Here is some background information on some of the animals featured in Studios on the Park’s “Raining Cats & Dogs” exhibit:
Though the pug has Chinese origins, the breed was made popular by the House of Orange in the Netherlands and the House of Stuart of England, Ireland, and Scotland. The breed has won best in show at Westminster and the World Dog Show once apiece. Originally, pugs were bred as pets of Chinese sovereigns in the Shang dynasty (pre-400 BCE). Merchants of the Dutch East India Company imported pugs during the 16th and 17th centuries, leading to the breed becoming the official dog of the House of Orange. Napoleon Bonaparte’s wife, Josephine, used her pet pug, Fortune, to carry hidden messages to her family while she was imprisoned at Les Carmes.
In the 19th century, bull terriers were bred as vermin control. The breed was also often sent into the pits to fight other animals. However, bull terriers were referred to as the “White Cavalier,” referencing the fact that the breed never sought out a fight, but was well capable of finishing one.

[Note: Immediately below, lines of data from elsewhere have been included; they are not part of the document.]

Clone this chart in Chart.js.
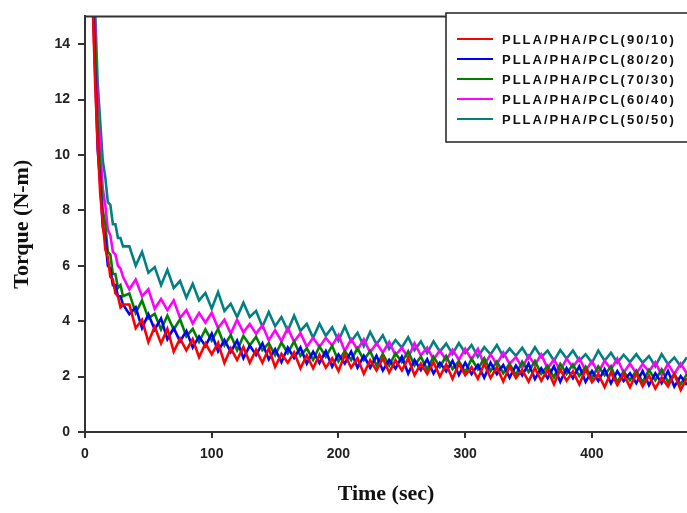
<!DOCTYPE html>
<html>
<head>
<meta charset="utf-8">
<title>Torque vs time</title>
<script src="https://cdn.jsdelivr.net/npm/chart.js@4/dist/chart.umd.min.js"></script>
<style>
  body { margin: 0; background: #fff; }
  #chart { display: block; }
</style>
</head>
<body>
<canvas id="chart" width="687" height="513"></canvas>
<script>
// time axis (sec): 2 s steps at the start, then 5 s steps
const times = [4, 6, 8, 10, 12, 14, 16, 18, 20, 22, 24, 26, 28, 30,
  35, 40, 45, 50, 55, 60, 65, 70, 75, 80,
  85, 90, 95, 100, 105, 110, 115, 120, 125, 130,
  135, 140, 145, 150, 155, 160, 165, 170, 175, 180,
  185, 190, 195, 200, 205, 210, 215, 220, 225, 230,
  235, 240, 245, 250, 255, 260, 265, 270, 275, 280,
  285, 290, 295, 300, 305, 310, 315, 320, 325, 330,
  335, 340, 345, 350, 355, 360, 365, 370, 375, 380,
  385, 390, 395, 400, 405, 410, 415, 420, 425, 430,
  435, 440, 445, 450, 455, 460, 465, 470, 475];

const seriesLabels = ['PLLA/PHA/PCL(90/10)', 'PLLA/PHA/PCL(80/20)', 'PLLA/PHA/PCL(70/30)',
  'PLLA/PHA/PCL(60/40)', 'PLLA/PHA/PCL(50/50)'];
const seriesColors = ['#ff0000', '#0000ff', '#008000', '#ff00ff', '#008080'];

// torque (N-m)
const torque9010 = [18, 15.5, 12.6, 10.4, 8.6, 7.6, 6.6, 6.3, 5.6, 5.5, 5.0, 4.9, 4.5, 4.6,
  4.6, 3.75, 4.05, 3.25, 3.8, 3.2, 3.72, 2.9, 3.37, 2.95,
  3.35, 2.7, 3.2, 2.8, 3.22, 2.49, 3.02, 2.6, 3.07, 2.5,
  2.97, 2.5, 3.02, 2.35, 2.82, 2.5, 2.87, 2.3, 2.77, 2.3,
  2.79, 2.32, 2.66, 2.2, 2.79, 2.32, 2.66, 2.1, 2.59, 2.22,
  2.66, 2.15, 2.59, 2.22, 2.66, 2.05, 2.47, 2.1, 2.52, 2.0,
  2.44, 1.92, 2.46, 2.05, 2.34, 1.92, 2.46, 1.95, 2.34, 1.82,
  2.36, 1.95, 2.24, 1.82, 2.31, 1.85, 2.24, 1.72, 2.26, 1.85,
  2.19, 1.72, 2.26, 1.8, 2.09, 1.62, 2.16, 1.7, 2.09, 1.62,
  2.11, 1.65, 2.04, 1.57, 1.96, 1.65, 2.09, 1.52, 1.95];

const torque8020 = [18.5, 15.8, 13.0, 10.2, 9.0, 7.4, 7.0, 6.0, 5.9, 5.3, 5.3, 4.9, 4.9, 4.6,
  4.25, 4.5, 3.75, 4.25, 3.7, 4.1, 3.35, 3.75, 3.27, 3.65,
  3.05, 3.45, 3.1, 3.55, 2.91, 3.32, 2.89, 3.3, 2.66, 3.12,
  2.78, 3.2, 2.62, 2.99, 2.52, 3.05, 2.67, 3.05, 2.47, 2.9,
  2.49, 2.92, 2.36, 2.8, 2.47, 2.9, 2.32, 2.75, 2.32, 2.75,
  2.22, 2.6, 2.29, 2.72, 2.11, 2.6, 2.24, 2.62, 2.11, 2.5,
  2.19, 2.57, 2.06, 2.5, 2.09, 2.42, 1.96, 2.5, 2.09, 2.42,
  1.96, 2.4, 2.04, 2.47, 1.91, 2.3, 1.94, 2.37, 1.81, 2.3,
  1.94, 2.37, 1.81, 2.2, 1.84, 2.27, 1.76, 2.2, 1.84, 2.12,
  1.76, 2.2, 1.69, 2.12, 1.76, 2.2, 1.64, 2.02, 1.7];

const torque7030 = [19, 16.5, 14.2, 11.0, 9.5, 8.0, 7.5, 6.5, 6.4, 5.7, 5.7, 5.2, 5.3, 4.9,
  5.0, 4.3, 4.75, 4.1, 4.27, 3.7, 4.2, 3.7, 4.07, 3.45,
  3.72, 3.25, 3.7, 3.3, 3.72, 3.13, 3.5, 2.95, 3.47, 3.13,
  3.44, 2.95, 3.21, 2.77, 3.23, 2.85, 3.27, 2.75, 3.02, 2.6,
  3.09, 2.72, 3.11, 2.55, 2.92, 2.6, 3.02, 2.6, 2.92, 2.4,
  2.82, 2.4, 2.84, 2.52, 2.91, 2.4, 2.72, 2.25, 2.72, 2.35,
  2.74, 2.27, 2.56, 2.15, 2.64, 2.27, 2.66, 2.2, 2.54, 2.12,
  2.46, 2.05, 2.54, 2.17, 2.56, 2.1, 2.39, 1.97, 2.46, 2.1,
  2.44, 2.02, 2.36, 1.95, 2.37, 2.05, 2.37, 1.8, 2.19, 1.87,
  2.21, 1.8, 2.24, 1.87, 2.26, 1.8, 2.09, 1.72, 2.1];

const torque6040 = [19.5, 17.0, 14.6, 11.8, 10.2, 8.8, 8.2, 7.3, 7.1, 6.5, 6.4, 6.0, 5.9, 5.6,
  5.15, 5.5, 4.9, 5.15, 4.45, 4.8, 4.4, 4.75, 4.12, 4.4,
  3.92, 4.3, 3.95, 4.3, 3.75, 4.05, 3.55, 4.05, 3.6, 3.9,
  3.55, 3.85, 3.31, 3.67, 3.28, 3.75, 3.26, 3.57, 3.08, 3.4,
  3.07, 3.4, 3.12, 3.5, 2.92, 3.35, 2.97, 3.35, 2.87, 3.2,
  2.87, 3.25, 2.77, 3.05, 2.67, 3.2, 2.77, 3.05, 2.62, 2.95,
  2.59, 2.97, 2.61, 3.0, 2.62, 3.0, 2.42, 2.8, 2.44, 2.87,
  2.46, 2.7, 2.32, 2.75, 2.42, 2.8, 2.29, 2.62, 2.21, 2.65,
  2.34, 2.67, 2.21, 2.55, 2.14, 2.57, 2.26, 2.65, 2.14, 2.47,
  2.11, 2.45, 2.19, 2.52, 2.06, 2.45, 2.09, 2.47, 2.1];

const torque5050 = [20, 17.5, 15.2, 12.6, 11.2, 9.8, 9.2, 8.3, 8.2, 7.5, 7.5, 7.0, 7.0, 6.7,
  6.7, 6.0, 6.5, 5.75, 5.95, 5.3, 5.85, 5.2, 5.45, 4.85,
  5.35, 4.75, 5.02, 4.45, 5.05, 4.37, 4.63, 4.15, 4.67, 4.15,
  4.37, 3.8, 4.33, 3.82, 4.15, 3.65, 4.2, 3.65, 3.9, 3.4,
  3.91, 3.47, 3.78, 3.3, 3.81, 3.27, 3.58, 3.1, 3.61, 3.17,
  3.49, 3.0, 3.32, 3.05, 3.42, 2.95, 3.27, 2.85, 3.27, 2.9,
  3.19, 2.82, 3.21, 2.85, 3.14, 2.72, 3.06, 2.8, 3.14, 2.72,
  3.01, 2.75, 3.04, 2.67, 3.06, 2.7, 2.94, 2.57, 2.96, 2.65,
  2.94, 2.57, 2.81, 2.5, 2.94, 2.57, 2.86, 2.5, 2.79, 2.52,
  2.81, 2.5, 2.74, 2.37, 2.81, 2.45, 2.69, 2.37, 2.7];

const seriesValues = [torque9010, torque8020, torque7030, torque6040, torque5050];

const axisColor = '#333333';
const tickFont = { family: 'Arial, "Liberation Sans", sans-serif', size: 14, weight: 'bold' };
const titleFont = { family: '"Times New Roman", "Liberation Serif", serif', size: 22, weight: 'bold' };

// box around the plot top + legend drawn inside the plot
const framePlugin = {
  id: 'frame',
  afterDraw(chart) {
    const ctx = chart.ctx;
    const area = chart.chartArea;
    ctx.save();
    ctx.strokeStyle = axisColor;
    ctx.lineWidth = 2;
    ctx.beginPath();
    ctx.moveTo(area.left, area.top);
    ctx.lineTo(area.right, area.top);
    ctx.stroke();

    // legend box
    const boxX = 446, boxY = 13, boxW = 260, boxH = 129;
    ctx.fillStyle = '#fff';
    ctx.fillRect(boxX, boxY, boxW, boxH);
    ctx.lineWidth = 1.5;
    ctx.strokeStyle = '#222';
    ctx.strokeRect(boxX, boxY, boxW, boxH);

    ctx.font = 'bold 13px Arial, "Liberation Sans", sans-serif';
    ctx.textBaseline = 'middle';
    ctx.textAlign = 'left';
    if ('letterSpacing' in ctx) ctx.letterSpacing = '2px';
    chart.data.datasets.forEach((ds, i) => {
      const y = 39 + i * 20;
      ctx.strokeStyle = ds.borderColor;
      ctx.lineWidth = 2;
      ctx.beginPath();
      ctx.moveTo(457, y);
      ctx.lineTo(493, y);
      ctx.stroke();
      ctx.fillStyle = '#111';
      ctx.fillText(ds.label, 502, y + 1);
    });
    ctx.restore();
  }
};

const ctx = document.getElementById('chart').getContext('2d');
new Chart(ctx, {
  type: 'line',
  data: {
    datasets: seriesLabels.map((label, i) => ({
      label: label,
      data: times.map((t, j) => ({ x: t, y: seriesValues[i][j] })),
      borderColor: seriesColors[i],
      backgroundColor: seriesColors[i],
      borderWidth: 2.6,
      pointRadius: 0,
      tension: 0,
      fill: false
    }))
  },
  options: {
    responsive: false,
    animation: false,
    layout: { padding: { top: 5, right: 0, bottom: 0, left: 0 } },
    plugins: {
      legend: { display: false },
      tooltip: { enabled: false }
    },
    scales: {
      x: {
        type: 'linear',
        min: 0,
        max: 475,
        afterFit(scale) { scale.height = 81; },
        border: { color: axisColor, width: 2 },
        grid: { drawOnChartArea: false, tickLength: 6, color: axisColor, lineWidth: 2 },
        ticks: { stepSize: 100, includeBounds: false, color: '#222', font: tickFont, padding: 8, maxRotation: 0 },
        title: { display: true, text: 'Time (sec)', color: '#111', font: titleFont, padding: { top: 0, bottom: 5 } }
      },
      y: {
        min: 0,
        max: 15,
        afterFit(scale) { scale.width = 85; },
        border: { color: axisColor, width: 2 },
        grid: { drawOnChartArea: false, tickLength: 7, color: axisColor, lineWidth: 2 },
        ticks: { stepSize: 2, includeBounds: false, color: '#222', font: tickFont, padding: 8 },
        title: { display: true, text: 'Torque (N-m)', color: '#111', font: titleFont, padding: { top: 9, bottom: 0 } }
      }
    }
  },
  plugins: [framePlugin]
});
</script>
</body>
</html>
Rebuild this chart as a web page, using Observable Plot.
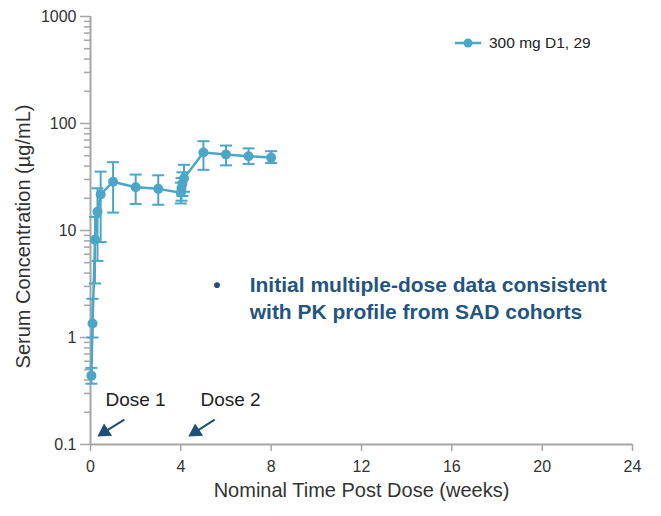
<!DOCTYPE html>
<html>
<head>
<meta charset="utf-8">
<script src="https://cdn.jsdelivr.net/npm/d3@7"></script>
<script src="https://cdn.jsdelivr.net/npm/@observablehq/plot@0.6"></script>
<style>
  html, body { margin: 0; padding: 0; background: #fff; }
  #wrap { position: relative; width: 661px; height: 516px; font-family: "Liberation Sans", Arial, sans-serif; }
  #legend { position: absolute; left: 454px; top: 33px; display: flex; align-items: center; font-size: 15.5px; color: #222; }
  #legend svg { margin-right: 7px; }
</style>
</head>
<body>
<div id="wrap">
  <div id="chart"></div>
  <div id="legend"><svg width="28" height="20"><line x1="1" y1="10" x2="27" y2="10" stroke="#4BA7C7" stroke-width="2.5"/><circle cx="14" cy="10" r="4.5" fill="#4BA7C7"/></svg><span>300 mg D1, 29</span></div>
</div>
<script>
// Data (weeks, µg/mL)
const weeks = [0.04, 0.09, 0.2, 0.31, 0.45, 1, 2, 3, 4, 4.03, 4.07, 4.14, 5, 6, 7, 8];
const conc  = [0.44, 1.35, 8.2, 15, 21.7, 28.6, 25.4, 24.5, 22.5, 25, 27.5, 30.8, 53.6, 51.3, 49.4, 48];
const lower = [0.37, 1.0, 3.2, 5.2, 7.8, 14.7, 17.7, 17.4, 17.9, 19, 21, 23, 36.9, 40.6, 41.9, 42.7];
const upper = [0.52, 2.3, 13.4, 24.8, 35.5, 43.5, 33.3, 32.8, 28, 31, 35, 41.1, 68.3, 62.2, 58.6, 55.1];

const xTicks = [0, 4, 8, 12, 16, 20, 24];
const yMajor = [0.1, 1, 10, 100, 1000];
const yMinor = [0.1, 1, 10, 100].flatMap(d => [2,3,4,5,6,7,8,9].map(k => +(d * k).toPrecision(3)));

const yTitle = ["Serum Concentration (µg/mL)"];
const xTitle = ["Nominal Time Post Dose (weeks)"];
const doseLabels = [{x: 0.66, y: 0.26, text: "Dose 1"}, {x: 4.87, y: 0.26, text: "Dose 2"}];
const doseArrows = [{x1: 1.5, y1: 0.171, x2: 0.62, y2: 0.131}, {x1: 5.5, y1: 0.171, x2: 4.65, y2: 0.131}];
const note = [{x: 7.05, y: 3.05, text: "Initial multiple-dose data consistent\nwith PK profile from SAD cohorts"}];
const bullet = [{x: 5.6, y: 3.05, text: "•"}];

const data = weeks.map((w, i) => ({w, c: conc[i], lo: lower[i], hi: upper[i]}));

const blue = "#4BA7C7";
const navy = "#1F4E79";
const axisGray = "#a6a6a6";
const capSymbol = { draw(ctx) { ctx.moveTo(-6, 0); ctx.lineTo(6, 0); } };

const chart = Plot.plot({
  width: 661,
  height: 516,
  marginLeft: 90,
  marginRight: 29,
  marginTop: 16,
  marginBottom: 72,
  style: { fontFamily: "Liberation Sans, Arial, sans-serif", fontSize: "16px", color: "#333", background: "#fff" },
  x: { domain: [0, 24] },
  y: { type: "log", domain: [0.1, 1000] },
  marks: [
    Plot.axisY({ticks: yMinor, tickSize: 6, tickFormat: () => "", stroke: axisGray, strokeWidth: 1.5, label: null}),
    Plot.axisY({ticks: yMajor, tickSize: 10, tickPadding: 4, tickFormat: d => String(d), stroke: axisGray, strokeWidth: 1.5, fontSize: 16, fill: "#333", label: null}),
    Plot.axisX({ticks: xTicks, tickSize: 7, tickPadding: 9, tickFormat: d => String(d), stroke: axisGray, strokeWidth: 1.5, fontSize: 16, fill: "#333", label: null}),
    Plot.ruleX([0], {stroke: axisGray, strokeWidth: 2}),
    Plot.ruleY([0.1], {stroke: axisGray, strokeWidth: 2}),
    Plot.text(yTitle, {frameAnchor: "left", textAnchor: "middle", dx: -67, dy: 6, rotate: -90, fontSize: 20, fill: "#333"}),
    Plot.text(xTitle, {frameAnchor: "bottom", textAnchor: "middle", dy: 52, fontSize: 20, fill: "#333"}),
    Plot.ruleX(data, {x: "w", y1: "lo", y2: "hi", stroke: blue, strokeWidth: 2}),
    Plot.dot(data, {x: "w", y: "lo", symbol: capSymbol, stroke: blue, strokeWidth: 2, fill: "none"}),
    Plot.dot(data, {x: "w", y: "hi", symbol: capSymbol, stroke: blue, strokeWidth: 2, fill: "none"}),
    Plot.line(data, {x: "w", y: "c", stroke: blue, strokeWidth: 2.5}),
    Plot.dot(data, {x: "w", y: "c", r: 5, fill: blue, stroke: "none"}),
    Plot.text(doseLabels, {x: "x", y: "y", text: "text", textAnchor: "start", fontSize: 19, fill: "#222"}),
    Plot.link(doseArrows, {x1: "x1", y1: "y1", x2: "x2", y2: "y2", stroke: navy, strokeWidth: 2}),
    Plot.dot(doseArrows, {x: "x2", y: "y2", symbol: "triangle", r: 5.5, fill: navy, stroke: "none", rotate: 237}),
    Plot.text(bullet, {x: "x", y: "y", text: "text", fontSize: 21, fontWeight: "bold", fill: navy}),
    Plot.text(note, {x: "x", y: "y", text: "text", textAnchor: "start", lineAnchor: "top", lineHeight: 1.3, fontSize: 21, fontWeight: "bold", fill: "#24557F", dy: -13})
  ]
});
document.getElementById("chart").appendChild(chart);
</script>
</body>
</html>
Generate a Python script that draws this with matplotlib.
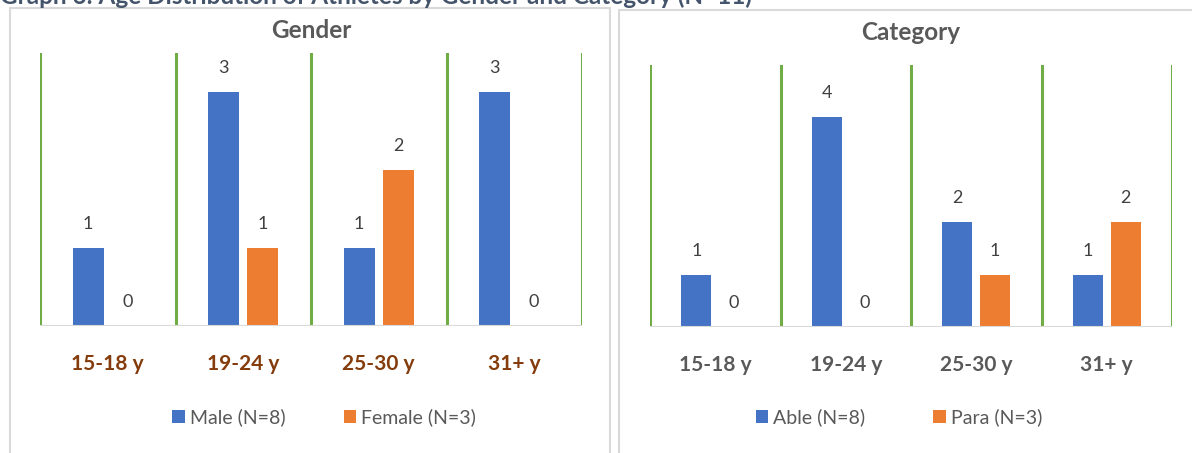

The cairn terrier is one of the oldest terrier breeds and one of Scotland’s oldest working breeds, having been used to hunt and burrow prey. In Ireland, they hunted rats in cairns (large piles of rocks). The breed received its named after it was first brought to dog shows in the United Kingdom, originally under the name shorthaired Skye terrier. The dog that played Toto in the 1939 Wizard of Oz, was a cairn terrier named Terry and there have been efforts to make the breed the official dog of the state of Kansas.